In a conference call with reporters this afternoon, General Motors Fleet & Commercial Operations (FCO) general manager stated that GM was on track to beat its total for fleet sales last year. Peper said that business in the first quarter had been very successful—coming in 25% over the same quarter a year ago.
“Both heavy-duty pickups and full-size van sales are up,” he related. “For Q1, full-size pickup sales to commercial buyers were up 33% and van sales rose just under 37%.”
According to Peper, higher sales can be attributed to several factors. “The average age of the vehicle fleet out there is now 11 years [and this is driving demand.]
“We also have a wide array of vehicles fleets can choose from, including the new Chevrolet Silverado and GMC Sierra 2500 HD extended-cab bi-fuel pickup introduced at the NTEA Work Show, which we ‘re now starting to take orders on,” he continued. He said that this truck is but one of two such vehicles that have the fuel system fully warranted by the manufacturer and that the GM/Chevy bi-fuel trucks have more useable bed space than competitive models.

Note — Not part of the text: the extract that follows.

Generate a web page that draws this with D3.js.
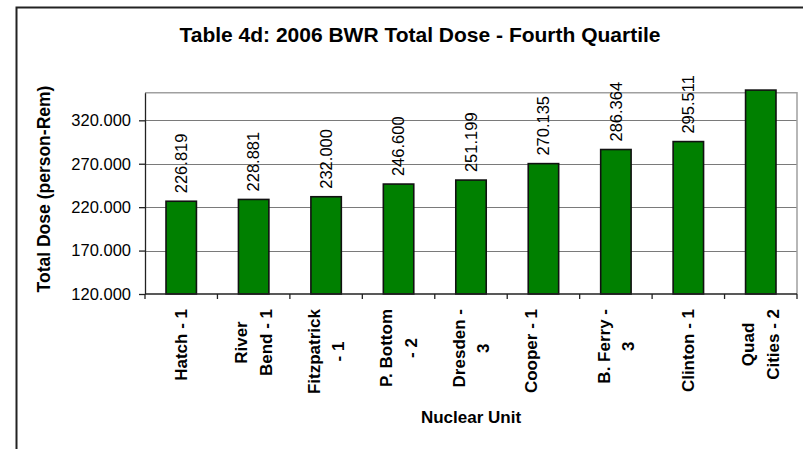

The bi-fuel pickups are powered by a CNG- capable Vortec 6.0L V8 engine that GM said “seamlessly transitions between CNG and gasoline fuel systems.” The trucks offer a range of more than 650 mi.
Peper also said that commercial buyers in search of alternative fuel options, especially bi-fuel and CNG; those desiring vehicles that offer a high degree of driver safety; and those seeking the lowest cost of ownership—including fuel efficiency and depreciation—are increasingly turning to GM.
He noted that when it comes to fuel choices, there is much interest from commercial buyers in GM’s CNG-powered Chevy Express and GMC Savana full-size vans and that the company is “anxious to see how the bi-fuel pickup with CNG appeals to customers. And our large vans with gasoline engines have better fuel economy than Ford’s. We also offer LPG on cutaway vans. It all amounts to quite a few options for our customers.”
Joyce Mattman, director of GM Commercial Product & Specialty Vehicles, pointed out that the company’s full-size vans with dedicated CNG fuel systems “appeal to customers with access to natural-gas fueling infrastructure; so they are mostly commercial buyers.
“ The interesting thing with the bi-fuel pickup is that capability will allow drivers to take the vehicle where there is no CNG stations,” she continued. Mattman added that GM will be looking closely at “how many bi-fuel trucks we sell to retail vs. commercial customers.”
Asked if GM was considering broadening its vehicle portfolio with a van larger than the Chevy Express/GMC Savana models-- perhaps imported from Europe—Peper replied that the OEM is “always looking at various [vehicle[ segments but we have no plans on other vans to speak of.”